Directive:
Leave out any picture and return the remaining listing below exactly as given.
___ Collected data
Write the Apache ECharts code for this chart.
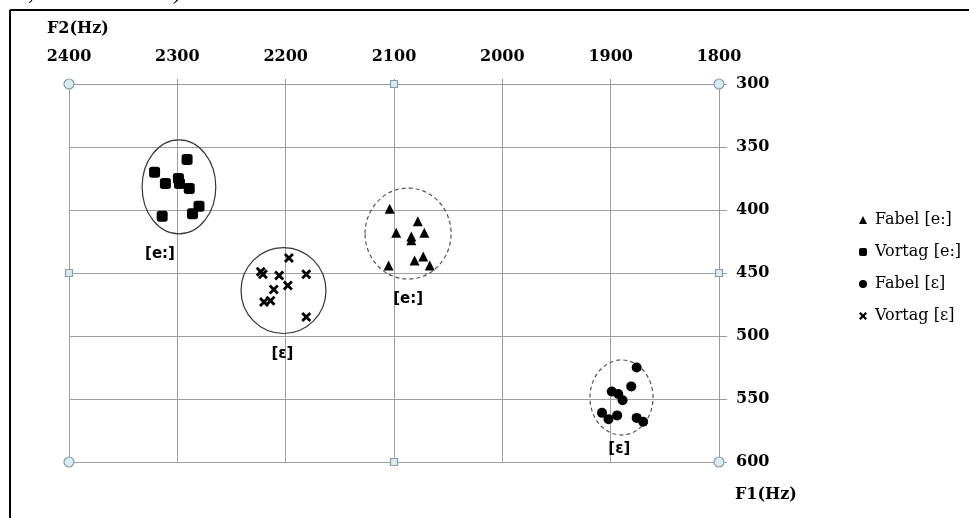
<!DOCTYPE html>
<html lang="de">
<head>
    <meta charset="UTF-8">
    <script type="text/javascript" src="https://cdn.jsdelivr.net/npm/echarts@6/dist/echarts.min.js"></script>
    <title>F1/F2</title>
    <style>
        html, body { margin: 0; padding: 0; background: #fff; }
        #main { width: 969px; height: 518px; }
    </style>
</head>
<body>
<div id="main"></div>
<script type="text/javascript">
    // Achsen (F2 horizontal, F1 vertikal)
    var f2Ticks = [2400, 2300, 2200, 2100, 2000, 1900, 1800];
    var f1Ticks = [300, 350, 400, 450, 500, 550, 600];

    // Messpunkte [F2, F1]
    var fabelE = [
        [2104, 399], [2078, 409], [2098, 418], [2072, 418], [2084, 421],
        [2084, 424], [2081, 440], [2073, 437], [2067, 444], [2105, 444]
    ];
    var vortagE = [
        [2291, 360], [2321, 370], [2311, 379], [2299, 375], [2298, 379],
        [2289, 383], [2280, 397], [2286, 403], [2314, 405]
    ];
    var fabelEps = [
        [1876, 525], [1881, 540], [1899, 544], [1893, 546], [1889, 551],
        [1908, 561], [1902, 566], [1894, 563], [1876, 565], [1870, 568]
    ];
    var vortagEps = [
        [2197, 438], [2223, 449], [2221, 451], [2206, 452], [2181, 451],
        [2198, 460], [2211, 463], [2220, 473], [2214, 472], [2181, 485]
    ];

    // Ellipsen um die Gruppen: [F2, F1, rF2, rF1, gestrichelt, labelF2, labelF1, label]
    var groups = [
        [2298.5, 381.7, 34, 37.3, 0, 2316, 435, '[e:]'],
        [2202, 463.9, 39.2, 34.1, 0, 2203, 514, '[ε]'],
        [2087, 418.7, 39.7, 36.1, 1, 2087, 471, '[e:]'],
        [1890, 548.8, 29.1, 29.8, 1, 1892, 590, '[ε]']
    ];

    // Markierungen der Diagrammauswahl (Ecken / Mitten)
    var handleCircles = [[2400, 300], [1800, 300], [2400, 600], [1800, 600]];
    var handleSquares = [[2100, 300], [2100, 600], [2400, 450], [1800, 450]];

    var crossPath = 'path://M0,2 L2,0 L5,3 L8,0 L10,2 L7,5 L10,8 L8,10 L5,7 L2,10 L0,8 L3,5 Z';
    var serif = '"DejaVu Serif", "Liberation Serif", serif';

    var chart = echarts.init(document.getElementById('main'));

    var option = {
        backgroundColor: '#fff',
        animation: false,
        grid: { left: 69, top: 84, right: 250, bottom: 56 },
        legend: {
            orient: 'vertical',
            left: 859,
            top: 212,
            padding: 0,
            itemWidth: 8,
            itemHeight: 8,
            itemGap: 16,
            data: ['Fabel [e:]', 'Vortag [e:]', 'Fabel [ε]', 'Vortag [ε]'],
            textStyle: { fontFamily: serif, fontSize: 16, color: '#000', padding: [0, 0, 0, 3] }
        },
        xAxis: {
            type: 'value',
            min: 1800,
            max: 2400,
            interval: 100,
            inverse: true,
            position: 'top',
            axisLine: { show: true, lineStyle: { color: '#999', width: 1 } },
            axisTick: { show: true, length: 5, lineStyle: { color: '#999' } },
            axisLabel: {
                margin: 19,
                fontFamily: serif, fontWeight: 'bold', fontSize: 16, color: '#000',
                formatter: function (v) { return f2Ticks.indexOf(v) >= 0 ? String(v) : ''; }
            },
            splitLine: { show: true, lineStyle: { color: '#a0a0a0', width: 1 } }
        },
        yAxis: {
            type: 'value',
            min: 300,
            max: 600,
            interval: 50,
            inverse: true,
            position: 'right',
            axisLine: { show: true, lineStyle: { color: '#999', width: 1 } },
            axisTick: { show: true, length: 8, lineStyle: { color: '#999' } },
            axisLabel: {
                margin: 17,
                fontFamily: serif, fontWeight: 'bold', fontSize: 16, color: '#000',
                formatter: function (v) { return f1Ticks.indexOf(v) >= 0 ? String(v) : ''; }
            },
            splitLine: { show: true, lineStyle: { color: '#a0a0a0', width: 1 } }
        },
        graphic: [
            { type: 'line', shape: { x1: 10, y1: 10, x2: 969, y2: 10 }, style: { stroke: '#000', lineWidth: 2 } },
            { type: 'line', shape: { x1: 10, y1: 10, x2: 10, y2: 518 }, style: { stroke: '#000', lineWidth: 2 } },
            { type: 'text', left: 0, top: -19, style: { text: 'Hz, F2 = 2200 Hz).', font: '24px "Liberation Serif", serif', fill: '#000' } },
            { type: 'text', left: 47, top: 21, style: { text: 'F2(Hz)', font: 'bold 16px ' + serif, fill: '#000' } },
            { type: 'text', left: 735, top: 487, style: { text: 'F1(Hz)', font: 'bold 16px ' + serif, fill: '#000' } }
        ],
        series: [
            {
                name: 'groups',
                type: 'custom',
                silent: true,
                z: 1,
                clip: false,
                data: groups,
                renderItem: function (params, api) {
                    var c = api.coord([api.value(0), api.value(1)]);
                    var s = api.size([api.value(2), api.value(3)], [api.value(0), api.value(1)]);
                    var lp = api.coord([api.value(5), api.value(6)]);
                    return {
                        type: 'group',
                        children: [{
                            type: 'ellipse',
                            shape: { cx: c[0], cy: c[1], rx: s[0], ry: s[1] },
                            style: {
                                fill: null,
                                stroke: api.value(4) ? '#555' : '#333',
                                lineWidth: 1.2,
                                lineDash: api.value(4) ? [4, 3] : null
                            }
                        }, {
                            type: 'text',
                            x: lp[0],
                            y: lp[1],
                            style: {
                                text: groups[params.dataIndex][7],
                                font: 'bold 15px "DejaVu Sans", sans-serif',
                                fill: '#000',
                                align: 'center',
                                verticalAlign: 'middle'
                            }
                        }]
                    };
                }
            },
            {
                name: 'Fabel [e:]', type: 'scatter', data: fabelE,
                symbol: 'triangle', symbolSize: 10, itemStyle: { color: '#000', opacity: 1 }, z: 3
            },
            {
                name: 'Vortag [e:]', type: 'scatter', data: vortagE,
                symbol: 'roundRect', symbolSize: 11, itemStyle: { color: '#000', opacity: 1 }, z: 3
            },
            {
                name: 'Fabel [ε]', type: 'scatter', data: fabelEps,
                symbol: 'circle', symbolSize: 10, itemStyle: { color: '#000', opacity: 1 }, z: 3
            },
            {
                name: 'Vortag [ε]', type: 'scatter', data: vortagEps,
                symbol: crossPath, symbolSize: 10, itemStyle: { color: '#000', opacity: 1 }, z: 3
            },
            {
                name: 'handles-c', type: 'scatter', data: handleCircles, silent: true, clip: false,
                symbol: 'circle', symbolSize: 10, z: 4,
                itemStyle: { color: '#d7ebf2', borderColor: '#8c9aa3', borderWidth: 1.2, opacity: 1 }
            },
            {
                name: 'handles-s', type: 'scatter', data: handleSquares, silent: true, clip: false,
                symbol: 'rect', symbolSize: 7, z: 4,
                itemStyle: { color: '#d7ebf2', borderColor: '#8c9aa3', borderWidth: 1.2, opacity: 1 }
            }
        ]
    };
    chart.setOption(option);
</script>
</body>
</html>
______
Exercise output:
Write the Apache ECharts code for this chart.
<!DOCTYPE html>
<html lang="de">
<head>
    <meta charset="UTF-8">
    <script type="text/javascript" src="https://cdn.jsdelivr.net/npm/echarts@6/dist/echarts.min.js"></script>
    <title>F1/F2</title>
    <style>
        html, body { margin: 0; padding: 0; background: #fff; }
        #main { width: 969px; height: 518px; }
    </style>
</head>
<body>
<div id="main"></div>
<script type="text/javascript">
    // Achsen (F2 horizontal, F1 vertikal)
    var f2Ticks = [2400, 2300, 2200, 2100, 2000, 1900, 1800];
    var f1Ticks = [300, 350, 400, 450, 500, 550, 600];

    // Messpunkte [F2, F1]
    var fabelE = [
        [2104, 399], [2078, 409], [2098, 418], [2072, 418], [2084, 421],
        [2084, 424], [2081, 440], [2073, 437], [2067, 444], [2105, 444]
    ];
    var vortagE = [
        [2291, 360], [2321, 370], [2311, 379], [2299, 375], [2298, 379],
        [2289, 383], [2280, 397], [2286, 403], [2314, 405]
    ];
    var fabelEps = [
        [1876, 525], [1881, 540], [1899, 544], [1893, 546], [1889, 551],
        [1908, 561], [1902, 566], [1894, 563], [1876, 565], [1870, 568]
    ];
    var vortagEps = [
        [2197, 438], [2223, 449], [2221, 451], [2206, 452], [2181, 451],
        [2198, 460], [2211, 463], [2220, 473], [2214, 472], [2181, 485]
    ];

    // Ellipsen um die Gruppen: [F2, F1, rF2, rF1, gestrichelt, labelF2, labelF1, label]
    var groups = [
        [2298.5, 381.7, 34, 37.3, 0, 2316, 435, '[e:]'],
        [2202, 463.9, 39.2, 34.1, 0, 2203, 514, '[ε]'],
        [2087, 418.7, 39.7, 36.1, 1, 2087, 471, '[e:]'],
        [1890, 548.8, 29.1, 29.8, 1, 1892, 590, '[ε]']
    ];

    // Markierungen der Diagrammauswahl (Ecken / Mitten)
    var handleCircles = [[2400, 300], [1800, 300], [2400, 600], [1800, 600]];
    var handleSquares = [[2100, 300], [2100, 600], [2400, 450], [1800, 450]];

    var crossPath = 'path://M0,2 L2,0 L5,3 L8,0 L10,2 L7,5 L10,8 L8,10 L5,7 L2,10 L0,8 L3,5 Z';
    var serif = '"DejaVu Serif", "Liberation Serif", serif';

    var chart = echarts.init(document.getElementById('main'));

    var option = {
        backgroundColor: '#fff',
        animation: false,
        grid: { left: 69, top: 84, right: 250, bottom: 56 },
        legend: {
            orient: 'vertical',
            left: 859,
            top: 212,
            padding: 0,
            itemWidth: 8,
            itemHeight: 8,
            itemGap: 16,
            data: ['Fabel [e:]', 'Vortag [e:]', 'Fabel [ε]', 'Vortag [ε]'],
            textStyle: { fontFamily: serif, fontSize: 16, color: '#000', padding: [0, 0, 0, 3] }
        },
        xAxis: {
            type: 'value',
            min: 1800,
            max: 2400,
            interval: 100,
            inverse: true,
            position: 'top',
            axisLine: { show: true, lineStyle: { color: '#999', width: 1 } },
            axisTick: { show: true, length: 5, lineStyle: { color: '#999' } },
            axisLabel: {
                margin: 19,
                fontFamily: serif, fontWeight: 'bold', fontSize: 16, color: '#000',
                formatter: function (v) { return f2Ticks.indexOf(v) >= 0 ? String(v) : ''; }
            },
            splitLine: { show: true, lineStyle: { color: '#a0a0a0', width: 1 } }
        },
        yAxis: {
            type: 'value',
            min: 300,
            max: 600,
            interval: 50,
            inverse: true,
            position: 'right',
            axisLine: { show: true, lineStyle: { color: '#999', width: 1 } },
            axisTick: { show: true, length: 8, lineStyle: { color: '#999' } },
            axisLabel: {
                margin: 17,
                fontFamily: serif, fontWeight: 'bold', fontSize: 16, color: '#000',
                formatter: function (v) { return f1Ticks.indexOf(v) >= 0 ? String(v) : ''; }
            },
            splitLine: { show: true, lineStyle: { color: '#a0a0a0', width: 1 } }
        },
        graphic: [
            { type: 'line', shape: { x1: 10, y1: 10, x2: 969, y2: 10 }, style: { stroke: '#000', lineWidth: 2 } },
            { type: 'line', shape: { x1: 10, y1: 10, x2: 10, y2: 518 }, style: { stroke: '#000', lineWidth: 2 } },
            { type: 'text', left: 0, top: -19, style: { text: 'Hz, F2 = 2200 Hz).', font: '24px "Liberation Serif", serif', fill: '#000' } },
            { type: 'text', left: 47, top: 21, style: { text: 'F2(Hz)', font: 'bold 16px ' + serif, fill: '#000' } },
            { type: 'text', left: 735, top: 487, style: { text: 'F1(Hz)', font: 'bold 16px ' + serif, fill: '#000' } }
        ],
        series: [
            {
                name: 'groups',
                type: 'custom',
                silent: true,
                z: 1,
                clip: false,
                data: groups,
                renderItem: function (params, api) {
                    var c = api.coord([api.value(0), api.value(1)]);
                    var s = api.size([api.value(2), api.value(3)], [api.value(0), api.value(1)]);
                    var lp = api.coord([api.value(5), api.value(6)]);
                    return {
                        type: 'group',
                        children: [{
                            type: 'ellipse',
                            shape: { cx: c[0], cy: c[1], rx: s[0], ry: s[1] },
                            style: {
                                fill: null,
                                stroke: api.value(4) ? '#555' : '#333',
                                lineWidth: 1.2,
                                lineDash: api.value(4) ? [4, 3] : null
                            }
                        }, {
                            type: 'text',
                            x: lp[0],
                            y: lp[1],
                            style: {
                                text: groups[params.dataIndex][7],
                                font: 'bold 15px "DejaVu Sans", sans-serif',
                                fill: '#000',
                                align: 'center',
                                verticalAlign: 'middle'
                            }
                        }]
                    };
                }
            },
            {
                name: 'Fabel [e:]', type: 'scatter', data: fabelE,
                symbol: 'triangle', symbolSize: 10, itemStyle: { color: '#000', opacity: 1 }, z: 3
            },
            {
                name: 'Vortag [e:]', type: 'scatter', data: vortagE,
                symbol: 'roundRect', symbolSize: 11, itemStyle: { color: '#000', opacity: 1 }, z: 3
            },
            {
                name: 'Fabel [ε]', type: 'scatter', data: fabelEps,
                symbol: 'circle', symbolSize: 10, itemStyle: { color: '#000', opacity: 1 }, z: 3
            },
            {
                name: 'Vortag [ε]', type: 'scatter', data: vortagEps,
                symbol: crossPath, symbolSize: 10, itemStyle: { color: '#000', opacity: 1 }, z: 3
            },
            {
                name: 'handles-c', type: 'scatter', data: handleCircles, silent: true, clip: false,
                symbol: 'circle', symbolSize: 10, z: 4,
                itemStyle: { color: '#d7ebf2', borderColor: '#8c9aa3', borderWidth: 1.2, opacity: 1 }
            },
            {
                name: 'handles-s', type: 'scatter', data: handleSquares, silent: true, clip: false,
                symbol: 'rect', symbolSize: 7, z: 4,
                itemStyle: { color: '#d7ebf2', borderColor: '#8c9aa3', borderWidth: 1.2, opacity: 1 }
            }
        ]
    };
    chart.setOption(option);
</script>
</body>
</html>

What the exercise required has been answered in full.